• **Task prompt**:
Work out how many lines contain "that". Reply with the count alone.

────────────────────────────────────────

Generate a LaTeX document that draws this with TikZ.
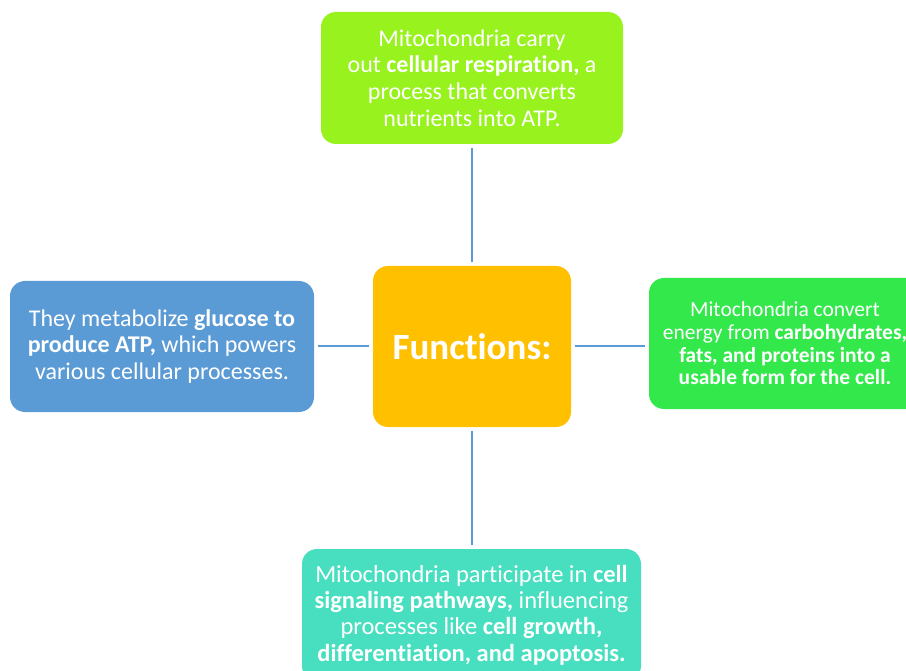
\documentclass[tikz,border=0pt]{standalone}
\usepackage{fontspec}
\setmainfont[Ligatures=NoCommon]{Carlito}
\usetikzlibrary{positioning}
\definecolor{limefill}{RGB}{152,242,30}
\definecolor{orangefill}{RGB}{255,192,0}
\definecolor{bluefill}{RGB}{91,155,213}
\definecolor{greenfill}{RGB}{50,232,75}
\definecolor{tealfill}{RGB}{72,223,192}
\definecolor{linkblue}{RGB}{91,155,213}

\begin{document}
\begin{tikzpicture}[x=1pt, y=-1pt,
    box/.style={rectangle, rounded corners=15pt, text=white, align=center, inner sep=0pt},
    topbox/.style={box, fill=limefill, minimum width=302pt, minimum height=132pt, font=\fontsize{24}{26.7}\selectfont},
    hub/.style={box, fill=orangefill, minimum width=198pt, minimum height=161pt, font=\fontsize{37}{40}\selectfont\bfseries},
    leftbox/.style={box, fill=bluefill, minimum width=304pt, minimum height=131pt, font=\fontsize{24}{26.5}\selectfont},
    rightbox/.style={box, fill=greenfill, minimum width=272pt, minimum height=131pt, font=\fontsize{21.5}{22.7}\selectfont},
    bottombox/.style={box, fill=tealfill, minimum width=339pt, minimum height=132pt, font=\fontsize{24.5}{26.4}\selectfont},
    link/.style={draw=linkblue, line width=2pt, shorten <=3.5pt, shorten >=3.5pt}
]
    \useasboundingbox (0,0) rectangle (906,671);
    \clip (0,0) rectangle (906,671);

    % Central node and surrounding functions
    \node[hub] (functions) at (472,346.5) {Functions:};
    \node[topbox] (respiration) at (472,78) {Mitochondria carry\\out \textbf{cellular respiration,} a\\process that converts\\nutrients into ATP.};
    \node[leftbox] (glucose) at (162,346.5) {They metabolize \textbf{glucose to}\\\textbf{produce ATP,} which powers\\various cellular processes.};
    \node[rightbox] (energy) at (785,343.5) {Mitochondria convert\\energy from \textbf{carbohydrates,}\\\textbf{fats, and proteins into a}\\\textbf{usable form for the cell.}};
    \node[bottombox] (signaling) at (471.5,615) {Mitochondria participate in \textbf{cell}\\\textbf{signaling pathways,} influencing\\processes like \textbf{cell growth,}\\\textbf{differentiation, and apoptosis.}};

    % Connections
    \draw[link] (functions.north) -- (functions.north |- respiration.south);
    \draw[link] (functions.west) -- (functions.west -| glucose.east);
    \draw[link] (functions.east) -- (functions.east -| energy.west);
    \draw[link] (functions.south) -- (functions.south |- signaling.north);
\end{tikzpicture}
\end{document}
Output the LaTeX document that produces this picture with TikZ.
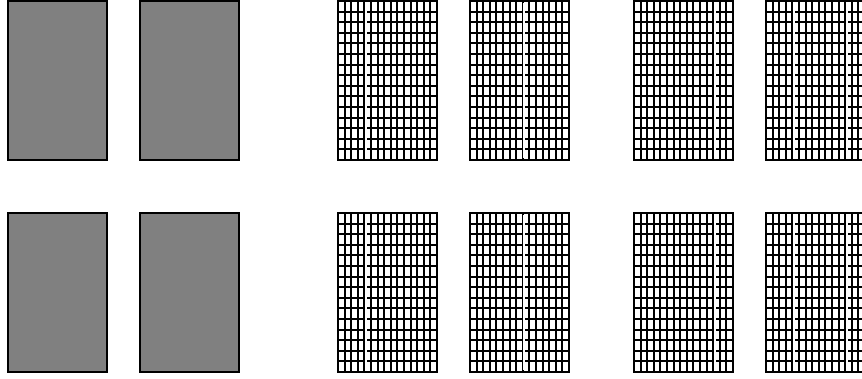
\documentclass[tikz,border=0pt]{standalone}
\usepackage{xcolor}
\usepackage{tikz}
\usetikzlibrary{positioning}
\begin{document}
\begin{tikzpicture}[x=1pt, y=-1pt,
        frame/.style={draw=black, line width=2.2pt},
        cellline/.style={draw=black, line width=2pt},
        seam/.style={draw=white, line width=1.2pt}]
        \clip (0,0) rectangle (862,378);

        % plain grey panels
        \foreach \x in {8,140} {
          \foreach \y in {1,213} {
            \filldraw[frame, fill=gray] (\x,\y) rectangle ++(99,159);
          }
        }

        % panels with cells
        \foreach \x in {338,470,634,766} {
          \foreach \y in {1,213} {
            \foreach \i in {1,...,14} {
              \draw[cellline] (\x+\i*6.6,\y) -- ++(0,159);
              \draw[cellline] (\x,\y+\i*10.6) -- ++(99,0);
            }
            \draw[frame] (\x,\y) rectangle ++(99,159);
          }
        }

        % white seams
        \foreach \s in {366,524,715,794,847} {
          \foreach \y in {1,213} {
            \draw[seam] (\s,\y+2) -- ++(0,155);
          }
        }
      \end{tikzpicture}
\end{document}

────────────────────────────────────────

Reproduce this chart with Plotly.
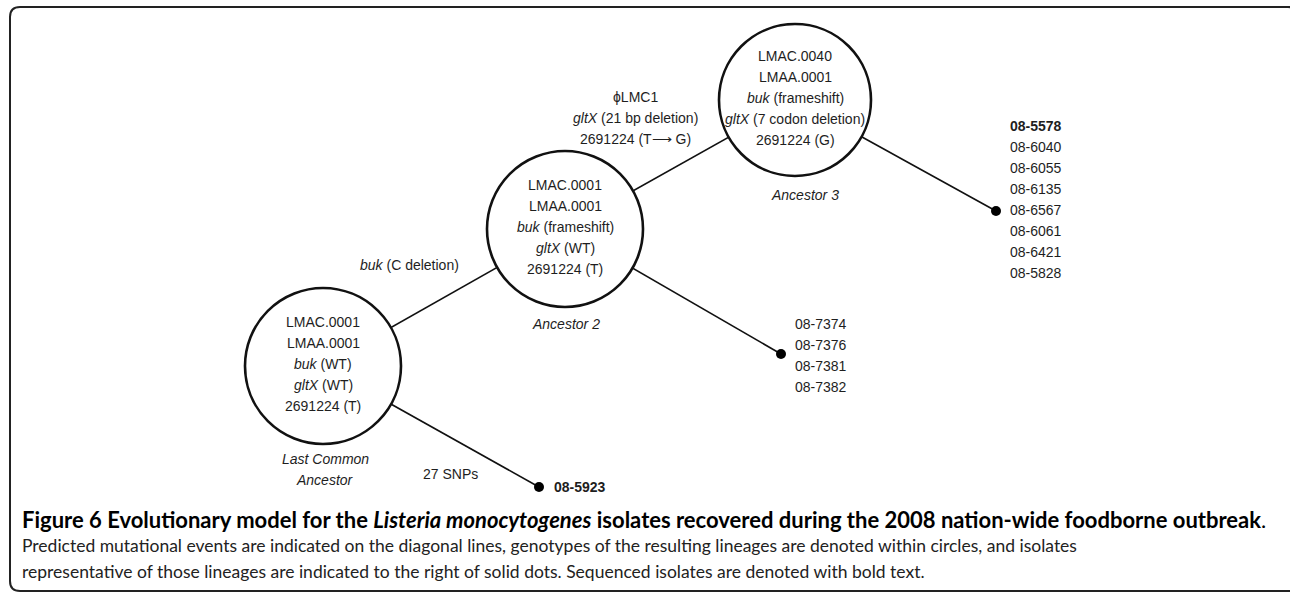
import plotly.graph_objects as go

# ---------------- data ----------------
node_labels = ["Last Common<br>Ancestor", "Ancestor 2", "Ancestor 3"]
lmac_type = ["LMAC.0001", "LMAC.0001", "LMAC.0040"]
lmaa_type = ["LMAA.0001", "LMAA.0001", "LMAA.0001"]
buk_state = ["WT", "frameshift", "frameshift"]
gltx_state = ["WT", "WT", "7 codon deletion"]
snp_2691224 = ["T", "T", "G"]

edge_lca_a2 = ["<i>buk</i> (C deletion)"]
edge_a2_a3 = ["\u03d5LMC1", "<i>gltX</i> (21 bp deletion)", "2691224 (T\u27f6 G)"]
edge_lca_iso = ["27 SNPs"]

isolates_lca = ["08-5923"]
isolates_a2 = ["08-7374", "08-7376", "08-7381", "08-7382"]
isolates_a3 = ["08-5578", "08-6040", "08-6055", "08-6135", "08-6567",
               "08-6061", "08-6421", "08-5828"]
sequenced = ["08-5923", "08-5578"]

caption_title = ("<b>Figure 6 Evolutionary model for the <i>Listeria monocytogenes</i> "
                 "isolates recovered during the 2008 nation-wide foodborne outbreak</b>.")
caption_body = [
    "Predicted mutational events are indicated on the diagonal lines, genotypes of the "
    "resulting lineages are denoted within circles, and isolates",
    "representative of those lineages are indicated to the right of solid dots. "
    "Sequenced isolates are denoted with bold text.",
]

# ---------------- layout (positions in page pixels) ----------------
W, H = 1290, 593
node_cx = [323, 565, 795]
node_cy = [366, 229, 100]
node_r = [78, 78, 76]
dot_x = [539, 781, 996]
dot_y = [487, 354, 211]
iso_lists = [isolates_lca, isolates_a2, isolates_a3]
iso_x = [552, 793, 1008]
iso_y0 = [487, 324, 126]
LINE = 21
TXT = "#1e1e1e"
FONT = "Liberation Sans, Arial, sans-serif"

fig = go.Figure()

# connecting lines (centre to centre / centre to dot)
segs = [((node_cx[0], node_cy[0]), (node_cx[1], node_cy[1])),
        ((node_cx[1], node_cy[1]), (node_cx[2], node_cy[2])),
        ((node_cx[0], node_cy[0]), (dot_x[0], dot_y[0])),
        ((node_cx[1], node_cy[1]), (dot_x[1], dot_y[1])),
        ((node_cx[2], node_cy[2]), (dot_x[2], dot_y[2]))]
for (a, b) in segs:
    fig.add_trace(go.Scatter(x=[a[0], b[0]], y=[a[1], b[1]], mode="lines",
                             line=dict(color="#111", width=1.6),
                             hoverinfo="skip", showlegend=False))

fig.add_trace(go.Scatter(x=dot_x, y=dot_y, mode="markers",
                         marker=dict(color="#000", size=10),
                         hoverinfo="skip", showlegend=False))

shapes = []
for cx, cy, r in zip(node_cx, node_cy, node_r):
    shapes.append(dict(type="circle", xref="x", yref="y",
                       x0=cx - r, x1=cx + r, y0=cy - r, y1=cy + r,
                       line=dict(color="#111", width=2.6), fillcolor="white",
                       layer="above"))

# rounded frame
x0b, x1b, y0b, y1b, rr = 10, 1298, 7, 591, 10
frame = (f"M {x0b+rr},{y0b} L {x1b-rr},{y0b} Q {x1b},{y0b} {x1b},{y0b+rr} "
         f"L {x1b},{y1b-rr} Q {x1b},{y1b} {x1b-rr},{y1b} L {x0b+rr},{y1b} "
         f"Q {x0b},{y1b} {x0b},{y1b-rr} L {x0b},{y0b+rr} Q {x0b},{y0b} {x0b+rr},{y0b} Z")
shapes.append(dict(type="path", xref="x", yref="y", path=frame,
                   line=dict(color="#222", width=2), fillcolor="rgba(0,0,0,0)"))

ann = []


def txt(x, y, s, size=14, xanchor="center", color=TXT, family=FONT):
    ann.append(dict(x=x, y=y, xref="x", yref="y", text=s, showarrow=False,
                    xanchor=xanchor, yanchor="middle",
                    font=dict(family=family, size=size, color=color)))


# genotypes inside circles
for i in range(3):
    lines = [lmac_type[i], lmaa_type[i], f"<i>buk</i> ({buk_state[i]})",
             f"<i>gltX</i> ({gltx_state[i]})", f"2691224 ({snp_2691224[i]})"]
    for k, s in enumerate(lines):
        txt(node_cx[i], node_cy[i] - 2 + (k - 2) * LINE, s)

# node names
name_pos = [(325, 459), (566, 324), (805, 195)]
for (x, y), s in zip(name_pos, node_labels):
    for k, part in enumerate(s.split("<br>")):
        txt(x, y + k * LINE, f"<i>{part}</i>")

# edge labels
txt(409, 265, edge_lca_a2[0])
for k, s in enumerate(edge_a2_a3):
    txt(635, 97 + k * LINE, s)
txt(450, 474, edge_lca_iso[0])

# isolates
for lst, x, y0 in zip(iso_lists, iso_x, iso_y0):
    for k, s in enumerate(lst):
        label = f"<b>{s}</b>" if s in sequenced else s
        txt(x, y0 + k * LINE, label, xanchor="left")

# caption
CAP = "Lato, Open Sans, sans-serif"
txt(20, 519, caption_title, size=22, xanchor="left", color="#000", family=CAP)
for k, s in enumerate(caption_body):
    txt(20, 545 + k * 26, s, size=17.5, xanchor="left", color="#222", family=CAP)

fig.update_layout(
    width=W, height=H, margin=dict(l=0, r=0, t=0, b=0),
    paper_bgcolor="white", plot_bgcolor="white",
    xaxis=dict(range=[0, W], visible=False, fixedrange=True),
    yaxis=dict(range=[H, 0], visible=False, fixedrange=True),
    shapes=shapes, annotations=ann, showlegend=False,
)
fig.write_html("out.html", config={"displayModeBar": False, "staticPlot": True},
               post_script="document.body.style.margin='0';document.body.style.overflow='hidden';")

────────────────────────────────────────

• **Result for this task**:
3